🤖 AI Summary
This study addresses data privacy challenges in the co-optimization of electrified cracking facilities and decarbonized power grids by proposing a privacy-preserving distributed optimization framework. Built upon a data-isolation architecture, the approach employs a modified alternating direction method of multipliers (ADMM) algorithm augmented with auxiliary system-level penalty terms to jointly solve the unit commitment problem for the power system and the microgrid scheduling problem for ethane crackers, requiring only minimal coordination signals to be exchanged. The method significantly accelerates convergence while preserving subsystem data privacy and, for the first time, quantifies the impact of privacy-aware decomposition on operational costs and carbon emissions in electricity-chemical integrated systems. Tested on the ACTIVSg2000 Texas grid, the solution consistently achieves a negligible optimality gap, with emission effects exhibiting load-dependent and non-monotonic behavior.
📝 Abstract
Electrification of ethane cracking offers a promising pathway to industrial decarbonization, provided that the electricity is sourced from renewable energy. However, integrating electrified chemical plant microgrids with a decarbonized power grid requires joint operations planning between Independent System Operators and chemical plants, which is hindered by the highly confidential nature of plant operational data. In this paper, we propose a privacy-friendly decentralized framework based on data isolation that jointly optimizes the Unit Commitment problem in the power system and microgrid scheduling in electrified ethane cracker plants.
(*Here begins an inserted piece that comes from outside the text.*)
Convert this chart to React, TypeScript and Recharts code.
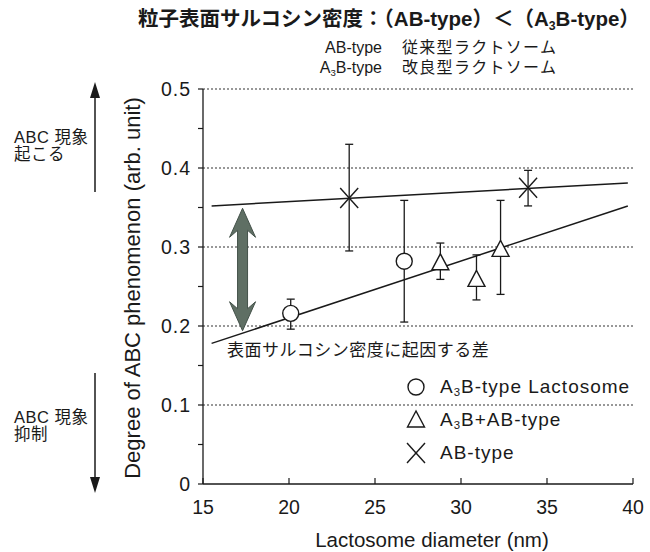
import { ComposedChart, Scatter, XAxis, YAxis, ErrorBar, ReferenceLine } from "recharts";

const FONT = "'Liberation Sans', Arial, 'Noto Sans CJK JP', sans-serif";

// A3B-type Lactosome (circles)
const a3bX = [20.1, 26.7];
const a3bY = [0.216, 0.282];
const a3bLo = [0.196, 0.205];
const a3bHi = [0.234, 0.359];

// A3B+AB-type (triangles)
const mixX = [28.8, 30.9, 32.3];
const mixY = [0.28, 0.259, 0.297];
const mixLo = [0.259, 0.233, 0.24];
const mixHi = [0.305, 0.29, 0.359];

// AB-type (crosses)
const abX = [23.5, 33.9];
const abY = [0.362, 0.375];
const abLo = [0.295, 0.352];
const abHi = [0.43, 0.397];

// fitted lines
const fitX = [15.5, 39.7];
const fitAB = [0.352, 0.381];
const fitA3B = [0.178, 0.352];

// difference arrow
const diffX = 17.3;
const diffTop = 0.349;
const diffBottom = 0.194;

const xTicks = [15, 20, 25, 30, 35, 40];
const yTicks = [0, 0.05, 0.1, 0.15, 0.2, 0.25, 0.3, 0.35, 0.4, 0.45, 0.5];
const yLabels = [0, 0.1, 0.2, 0.3, 0.4, 0.5];
const gridY = [0.1, 0.2, 0.3, 0.4, 0.5];

const toPoints = (xs: number[], ys: number[], lo: number[], hi: number[]) =>
  xs.map((x, i) => ({ x, y: ys[i], err: [ys[i] - lo[i], hi[i] - ys[i]] }));

const a3bData = toPoints(a3bX, a3bY, a3bLo, a3bHi);
const mixData = toPoints(mixX, mixY, mixLo, mixHi);
const abData = toPoints(abX, abY, abLo, abHi);
const fitABData = fitX.map((x, i) => ({ x, y: fitAB[i] }));
const fitA3BData = fitX.map((x, i) => ({ x, y: fitA3B[i] }));

const INK = "#1a1a1a";

const CircleShape = (p: any) => (
  <circle cx={p.cx} cy={p.cy} r={8} fill="#fff" stroke={INK} strokeWidth={1.4} />
);
const TriShape = (p: any) => (
  <polygon
    points={`${p.cx},${p.cy - 9} ${p.cx - 8.5},${p.cy + 7} ${p.cx + 8.5},${p.cy + 7}`}
    fill="#fff"
    stroke={INK}
    strokeWidth={1.4}
  />
);
const CrossShape = (p: any) => (
  <g stroke={INK} strokeWidth={1.4}>
    <line x1={p.cx - 9} y1={p.cy - 10} x2={p.cx + 9} y2={p.cy + 10} />
    <line x1={p.cx - 9} y1={p.cy + 10} x2={p.cx + 9} y2={p.cy - 10} />
  </g>
);
const NoShape = () => <g />;

const DiffArrow = (p: any) => {
  const x = p.x1;
  const t = Math.min(p.y1, p.y2);
  const b = Math.max(p.y1, p.y2);
  const hl = 29, hw = 13, sw = 5, notch = 22;
  const pts = [
    [x, t], [x + hw, t + hl], [x + sw, t + notch], [x + sw, b - notch], [x + hw, b - hl],
    [x, b], [x - hw, b - hl], [x - sw, b - notch], [x - sw, t + notch], [x - hw, t + hl],
  ].map((q) => q.join(",")).join(" ");
  return <polygon points={pts} fill="#5f6f64" stroke="#44524a" strokeWidth={1} />;
};

const XTick = (p: any) => {
  const axisY = p.y;
  return (
    <g>
      <line x1={p.x} x2={p.x} y1={axisY} y2={axisY - 6} stroke={INK} strokeWidth={1.2} />
      <text x={p.x} y={axisY + 30} textAnchor="middle" fontSize={19.5} fill={INK} fontFamily={FONT}>
        {p.payload.value}
      </text>
    </g>
  );
};

const YTick = (p: any) => {
  const v = p.payload.value;
  const major = yLabels.some((m) => Math.abs(m - v) < 1e-6);
  return (
    <g>
      <line x1={p.x - 5} x2={p.x} y1={p.y} y2={p.y} stroke={INK} strokeWidth={1.2} />
      {major && (
        <text x={p.x - 12} y={p.y + 7} textAnchor="end" fontSize={19.5} letterSpacing={1} fill={INK} fontFamily={FONT}>
          {v}
        </text>
      )}
    </g>
  );
};

const Sub3 = () => <sub style={{ fontSize: "0.6em", verticalAlign: "-0.3em", lineHeight: 0 }}>3</sub>;

const legendRows = [
  { key: "c", label: <>A<Sub3 />B-type Lactosome</>, shape: CircleShape },
  { key: "t", label: <>A<Sub3 />B+AB-type</>, shape: TriShape },
  { key: "x", label: <>AB-type</>, shape: CrossShape },
];

export default function App() {
  return (
    <div style={{ position: "absolute", left: 0, top: 0, width: 650, height: 552, background: "#fff", fontFamily: FONT, color: INK }}>
      <ComposedChart width={650} height={552} margin={{ top: 89, right: 17, bottom: 28, left: 143 }}>
        <XAxis
          type="number"
          dataKey="x"
          domain={[15, 40]}
          ticks={xTicks}
          tickLine={false}
          tickSize={0}
          tickMargin={0}
          height={40}
          axisLine={{ stroke: INK, strokeWidth: 1.3 }}
          tick={<XTick />}
          allowDataOverflow
        />
        <YAxis
          type="number"
          dataKey="y"
          domain={[0, 0.5]}
          ticks={yTicks}
          interval={0}
          tickLine={false}
          tickSize={0}
          tickMargin={0}
          width={60}
          axisLine={{ stroke: INK, strokeWidth: 1.3 }}
          tick={<YTick />}
          allowDataOverflow
        />
        {gridY.map((g) => (
          <ReferenceLine key={g} y={g} stroke="#333" strokeWidth={1.1} strokeDasharray="2 2" />
        ))}
        <Scatter data={fitABData} line={{ stroke: INK, strokeWidth: 1.5 }} shape={NoShape} isAnimationActive={false} />
        <Scatter data={fitA3BData} line={{ stroke: INK, strokeWidth: 1.5 }} shape={NoShape} isAnimationActive={false} />
        <ReferenceLine
          segment={[{ x: diffX, y: diffTop }, { x: diffX, y: diffBottom }]}
          shape={DiffArrow}
        />
        <Scatter data={a3bData} shape={CircleShape} isAnimationActive={false}>
          <ErrorBar dataKey="err" direction="y" width={4} stroke={INK} strokeWidth={1.3} />
        </Scatter>
        <Scatter data={mixData} shape={TriShape} isAnimationActive={false}>
          <ErrorBar dataKey="err" direction="y" width={4} stroke={INK} strokeWidth={1.3} />
        </Scatter>
        <Scatter data={abData} shape={CrossShape} isAnimationActive={false}>
          <ErrorBar dataKey="err" direction="y" width={4} stroke={INK} strokeWidth={1.3} />
        </Scatter>
      </ComposedChart>

      {/* title */}
      <div style={{ position: "absolute", left: 138, top: 6, fontSize: 20.5, fontWeight: "bold", whiteSpace: "nowrap", lineHeight: "26px" }}>
        粒子表面サルコシン密度：（AB-type）＜（A<Sub3 />B-type）
      </div>
      <div style={{ position: "absolute", left: 300, top: 38, fontSize: 16, lineHeight: "20px", display: "grid", gridTemplateColumns: "82px 175px", columnGap: 20 }}>
        <div style={{ textAlign: "right" }}>AB-type</div>
        <div style={{ letterSpacing: 1.3 }}>従来型ラクトソーム</div>
        <div style={{ textAlign: "right" }}>A<Sub3 />B-type</div>
        <div style={{ letterSpacing: 1.3 }}>改良型ラクトソーム</div>
      </div>

      {/* left side annotations */}
      <div style={{ position: "absolute", left: 14, top: 129, fontSize: 16.5, lineHeight: "17px", letterSpacing: 0.5 }}>
        ABC 現象<br />起こる
      </div>
      <div style={{ position: "absolute", left: 14, top: 409, fontSize: 16.5, lineHeight: "17px", letterSpacing: 0.5 }}>
        ABC 現象<br />抑制
      </div>
      <svg width={650} height={552} style={{ position: "absolute", left: 0, top: 0, pointerEvents: "none" }}>
        <line x1={95} y1={192} x2={95} y2={92} stroke={INK} strokeWidth={1.5} />
        <polygon points="95,82 90,98 100,98" fill={INK} />
        <line x1={95} y1={373} x2={95} y2={482} stroke={INK} strokeWidth={1.5} />
        <polygon points="95,493 90,477 100,477" fill={INK} />
      </svg>

      {/* y axis title */}
      <div style={{ position: "absolute", left: 133, top: 288, transform: "translate(-50%, -50%) rotate(-90deg)", fontSize: 22, whiteSpace: "nowrap" }}>
        Degree of ABC phenomenon (arb. unit)
      </div>
      {/* x axis title */}
      <div style={{ position: "absolute", left: 432, top: 540, transform: "translate(-50%, -50%)", fontSize: 20.5, whiteSpace: "nowrap" }}>
        Lactosome diameter (nm)
      </div>

      {/* in-plot note */}
      <div style={{ position: "absolute", left: 227, top: 341, fontSize: 17, letterSpacing: 0.5, whiteSpace: "nowrap", lineHeight: "19px" }}>
        表面サルコシン密度に起因する差
      </div>

      {/* legend */}
      <div style={{ position: "absolute", left: 404, top: 370 }}>
        {legendRows.map((r) => {
          const Shape = r.shape;
          return (
            <div key={r.key} style={{ display: "flex", alignItems: "center", height: 33, fontSize: 19, letterSpacing: 1, whiteSpace: "nowrap" }}>
              <svg width={24} height={28} style={{ marginRight: 12 }}>
                <Shape cx={12} cy={14} />
              </svg>
              <span>{r.label}</span>
            </div>
          );
        })}
      </div>
    </div>
  );
}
The framework employs the Alternating Direction Method of Multipliers, augmented with an auxiliary system-level penalty that accelerates convergence, allowing each subsystem to solve its local subproblem and share only minimal coordination signals. To reflect real-world conditions, numerical experiments are conducted on the ACTIVSg2000 test case, a synthetic model of the Texas transmission network, with 26 chemical plants identified from Texas mapped to their nearest grid connection points. In doing so, we characterize the cost of privacy-friendly decomposition on joint power and chemical system decisions, showing that data isolation results in consistently small optimality gaps, and that its emissions consequences are load-dependent and non-monotone.